-- EXERCISE PROMPT --
Look through the listing and locate every line containing the word "that"; copy those lines.
— BEGIN RECORDS PROVIDED —
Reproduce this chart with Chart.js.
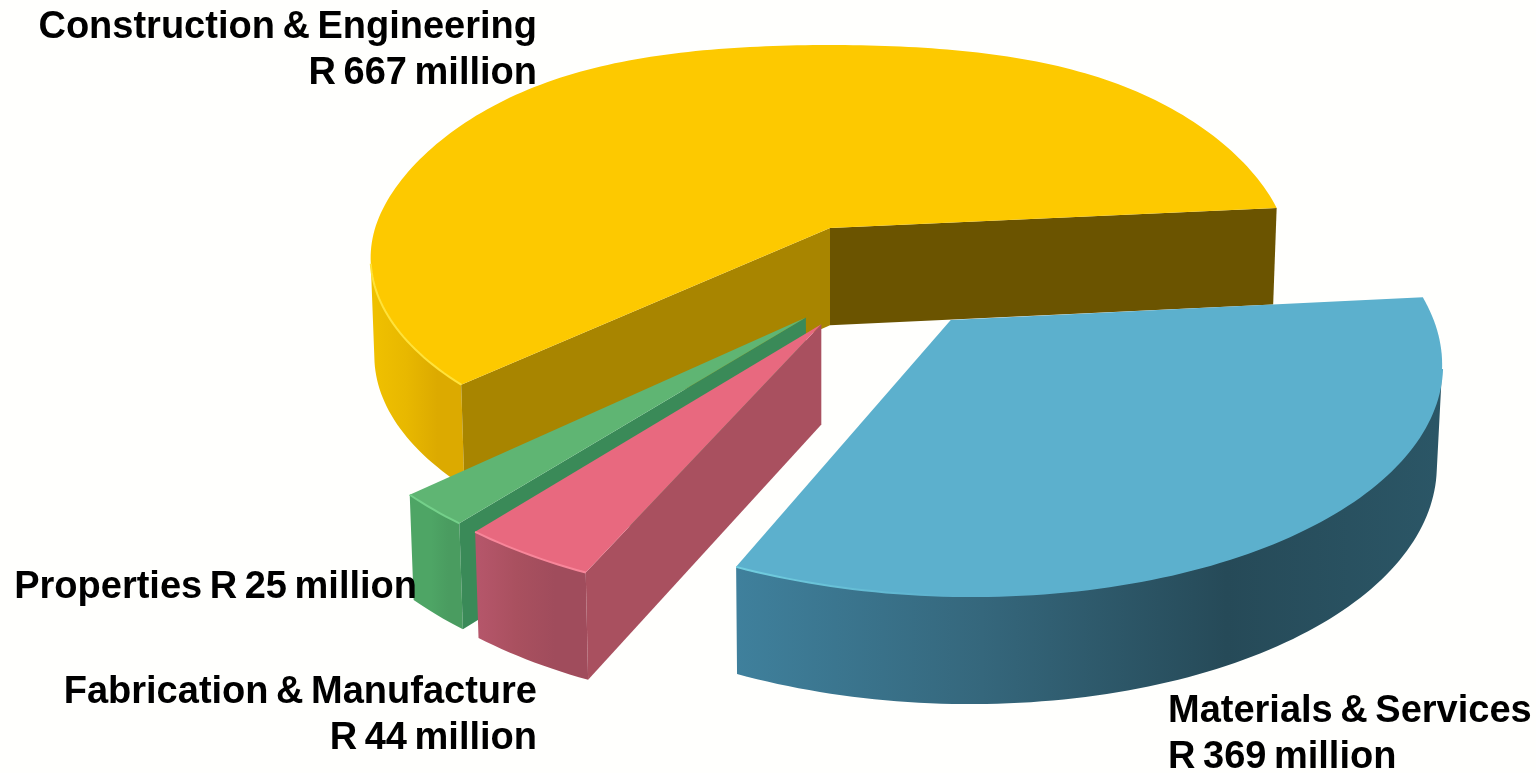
<!DOCTYPE html>
<html>
<head>
<meta charset="utf-8">
<title>Revenue by division</title>
<script src="https://cdn.jsdelivr.net/npm/chart.js@4"></script>
<style>
  html, body { margin: 0; padding: 0; background: #fffffd; overflow: hidden; }
  #wrap { width: 1536px; height: 773px; }
</style>
</head>
<body>
<div id="wrap"><canvas id="pieChart"></canvas></div>
<script>
// divisions, clockwise from the right hand edge
const categories = ['Materials & Services', 'Fabrication & Manufacture', 'Properties', 'Construction & Engineering']
const revenue = [369, 44, 25, 667]

const topColors = ['#5cb0cd', '#e8697f', '#5fb573', '#fdc900']
const rimColors = ['#72cfe0', '#f8869a', '#74d08a', '#ffe23a']
const rimFade = [0.3, 1, 1, 1]
const startCutColors = ['#3f7f9c', '#a9505f', '#3a8a58', '#a88500']
const endCutColors = ['#3f7f9c', '#a9505f', '#3a8a58', '#6b5400']
const wallStops = [
    ['#3f809c', '#35677c', '#264a58', '#2b5666'],
    ['#b5566a', '#a9505f', '#a04c5c', '#a04c5c'],
    ['#4ea565', '#4ea565', '#4a9c60', '#4a9c60'],
    ['#efc000', '#e8b800', '#dcaa00', '#dcaa00']
]

// how far each slice is pulled off the middle, in radii of the disc
const shiftX = [0.25, -0.018, -0.05, 0]
const shiftY = [0.415, 0.433, 0.405, 0]

// camera: width, depth, thickness, perspective
const kx = 1.995, ky = 0.915, kz = 0.429, persp = 0.14, sink = 0.008
const backBulge = 0.2

// label text anchors, same order as categories
const labelX = [1168, 537, 417, 537]
const labelY = [712, 693, 588, 28]
const labelAlign = ['left', 'right', 'right', 'right']
const labelGap = 46

const project = (arc, ux, uy, z) => {
    const s = 1 / (1 - persp * uy + sink * z)
    const lift = 1 + (s - 1) * 0.6
    return [arc.x + arc.outerRadius * kx * ux * s, arc.y + arc.outerRadius * (ky * uy * s + kz * z * lift)]
}

const fillPoly = (ctx, pts, color) => {
    ctx.beginPath()
    pts.forEach((p, i) => i ? ctx.lineTo(p[0], p[1]) : ctx.moveTo(p[0], p[1]))
    ctx.closePath()
    ctx.fillStyle = color
    ctx.fill()
}

const polyArea = pts => pts.reduce((sum, p, i) => {
    const q = pts[(i + 1) % pts.length]
    return sum + p[0] * q[1] - q[0] * p[1]
}, 0)

class Pie3dController extends Chart.PieController {
    draw() {
        const ctx = this.chart.ctx
        const arcs = this.getMeta().data
        // back slice first, then the ones standing in front of it
        const order = [3, 2, 1, 0]
        order.forEach(i => this.drawSlice(ctx, arcs[i], i))
    }

    drawSlice(ctx, arc, i) {
        const sx = shiftX[i], sy = shiftY[i]
        const at = (angle, z) => {
            const c = Math.cos(angle), n = Math.sin(angle)
            // the far rim sits a bit fuller than a plain ellipse
            const rimY = n < 0 ? n - backBulge * c * c * n * n : n
            return project(arc, sx + c, sy + rimY, z)
        }
        const apex = z => project(arc, sx, sy, z)
        const steps = Math.max(4, Math.ceil((arc.endAngle - arc.startAngle) / 0.02))
        const angles = []
        for (let n = 0; n <= steps; n++) angles.push(arc.startAngle + (arc.endAngle - arc.startAngle) * n / steps)

        // outer wall, only the part turned towards the camera
        const front = angles.filter((a, n) => {
            const b = angles[n + 1] ?? a + 0.001
            return polyArea([at(a, 0), at(b, 0), at(b, 1), at(a, 1)]) < 0
        })
        if (front.length > 1) {
            const xs = front.map(a => at(a, 1)[0])
            const grad = ctx.createLinearGradient(Math.min(...xs), 0, Math.max(...xs), 0)
            wallStops[i].forEach((c, n) => grad.addColorStop([0, 0.35, 0.7, 1][n], c))
            const wall = front.map(a => at(a, 0)).concat(front.slice().reverse().map(a => at(a, 1)))
            fillPoly(ctx, wall, grad)
        }

        // the two flat cuts
        const startQuad = [apex(0), at(arc.startAngle, 0), at(arc.startAngle, 1), apex(1)]
        const endQuad = [apex(0), at(arc.endAngle, 0), at(arc.endAngle, 1), apex(1)]
        if (polyArea(startQuad) < 0) fillPoly(ctx, startQuad, startCutColors[i])
        if (polyArea(endQuad) > 0) fillPoly(ctx, endQuad, endCutColors[i])

        // top face and the bright bevel along its front edge
        fillPoly(ctx, [apex(0)].concat(angles.map(a => at(a, 0))), arc.options.backgroundColor)
        if (front.length > 1) {
            const xs = front.map(a => at(a, 0)[0])
            const rim = ctx.createLinearGradient(Math.min(...xs), 0, Math.max(...xs), 0)
            rim.addColorStop(0, rimColors[i])
            rim.addColorStop(rimFade[i], rimFade[i] < 1 ? arc.options.backgroundColor : rimColors[i])
            rim.addColorStop(1, rimFade[i] < 1 ? arc.options.backgroundColor : rimColors[i])
            ctx.beginPath()
            front.forEach((a, n) => {
                const p = at(a, 0)
                n ? ctx.lineTo(p[0], p[1]) : ctx.moveTo(p[0], p[1])
            })
            ctx.strokeStyle = rim
            ctx.lineWidth = 2
            ctx.stroke()
        }
    }
}
Pie3dController.id = 'pie3d'
Pie3dController.defaults = {}
Chart.register(Pie3dController)

const sliceLabels = {
    id: 'sliceLabels',
    afterDraw(chart) {
        const ctx = chart.ctx
        ctx.save()
        ctx.fillStyle = '#000'
        ctx.font = 'bold 38px "Liberation Sans", Arial, sans-serif'
        ctx.wordSpacing = '-3px'
        ctx.textBaseline = 'middle'
        categories.forEach((name, i) => {
            const money = `R ${revenue[i]} million`
            ctx.textAlign = labelAlign[i]
            if (name === 'Properties') {
                ctx.fillText(`${name} ${money}`, labelX[i], labelY[i])
            } else {
                ctx.fillText(name, labelX[i], labelY[i])
                ctx.fillText(money, labelX[i], labelY[i] + labelGap)
            }
        })
        ctx.restore()
    }
}

new Chart('pieChart', {
    type: 'pie3d',
    data: {
        labels: categories,
        datasets: [{ data: revenue, backgroundColor: topColors, borderWidth: 0 }]
    },
    options: {
        responsive: true,
        maintainAspectRatio: false,
        animation: false,
        rotation: 84.5,
        layout: { padding: { left: 124, bottom: 317 } },
        plugins: { legend: { display: false }, tooltip: { enabled: false } }
    },
    plugins: [sliceLabels]
})
</script>
</body>
</html>
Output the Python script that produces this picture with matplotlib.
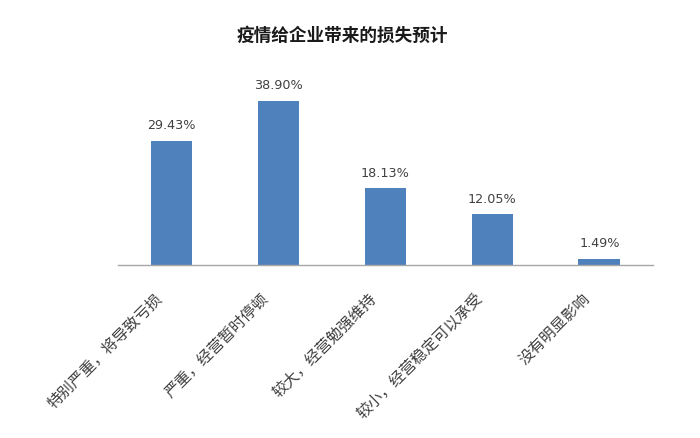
import matplotlib
matplotlib.use("Agg")
import matplotlib.pyplot as plt
from matplotlib.transforms import ScaledTranslation

plt.rcParams['font.family'] = ['Noto Sans CJK SC', 'DejaVu Sans']

categories = ["特别严重，将导致亏损", "严重，经营暂时停顿", "较大，经营勉强维持",
              "较小，经营稳定可以承受", "没有明显影响"]
values = [29.43, 38.90, 18.13, 12.05, 1.49]
value_labels = ["29.43%", "38.90%", "18.13%", "12.05%", "1.49%"]
title = "疫情给企业带来的损失预计"

fig = plt.figure(figsize=(7.0, 4.38), dpi=100)
ax = fig.add_axes([0.1686, 0.395, 0.764, 0.434])

x = list(range(len(categories)))
bars = ax.bar(x, values, width=0.39, color="#4F81BD", zorder=2)
ax.set_xlim(-0.5, len(categories) - 0.5)
ax.set_ylim(0, 45)

for b, lab in zip(bars, value_labels):
    ax.annotate(lab, (b.get_x() + b.get_width() / 2, b.get_height()),
                xytext=(0, 6), textcoords="offset points",
                ha="center", va="bottom", fontsize=9.2, color="#404040",
                family=["DejaVu Sans"])

ax.set_xticks(x)
ax.set_xticklabels(categories, rotation=45, ha="right", rotation_mode="anchor",
                   fontsize=11.2, color="#404040")
ax.tick_params(axis="x", length=0, pad=18)
ax.tick_params(axis="y", left=False, labelleft=False)
shift = ScaledTranslation(-13 / 72, 0, fig.dpi_scale_trans)
for t in ax.get_xticklabels():
    t.set_transform(t.get_transform() + shift)

for s in ["top", "right", "left"]:
    ax.spines[s].set_visible(False)
ax.spines["bottom"].set_color("#A6A6A6")
ax.spines["bottom"].set_linewidth(1.0)

fig.text(0.489, 0.918, title, ha="center", va="center", fontsize=12.7,
         fontweight="bold", color="#1a1a1a")

fig.savefig("out.png", dpi=100, facecolor="white")
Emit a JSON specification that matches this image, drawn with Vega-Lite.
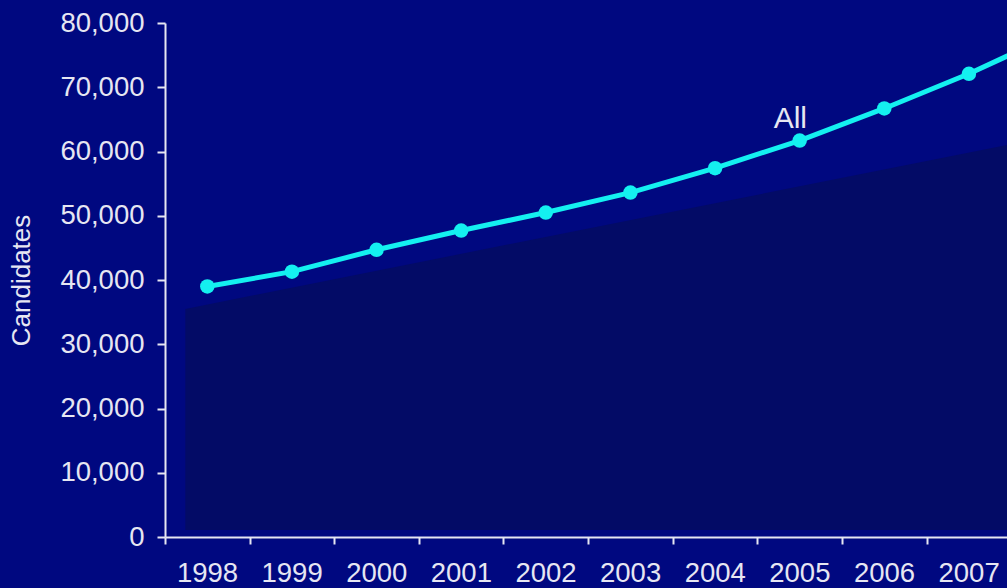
— END RECORDS PROVIDED —
-- RESULT OF THE EXERCISE --
Output the Python script that produces this picture with matplotlib.
Emit a JSON specification that matches this image, drawn with Vega-Lite.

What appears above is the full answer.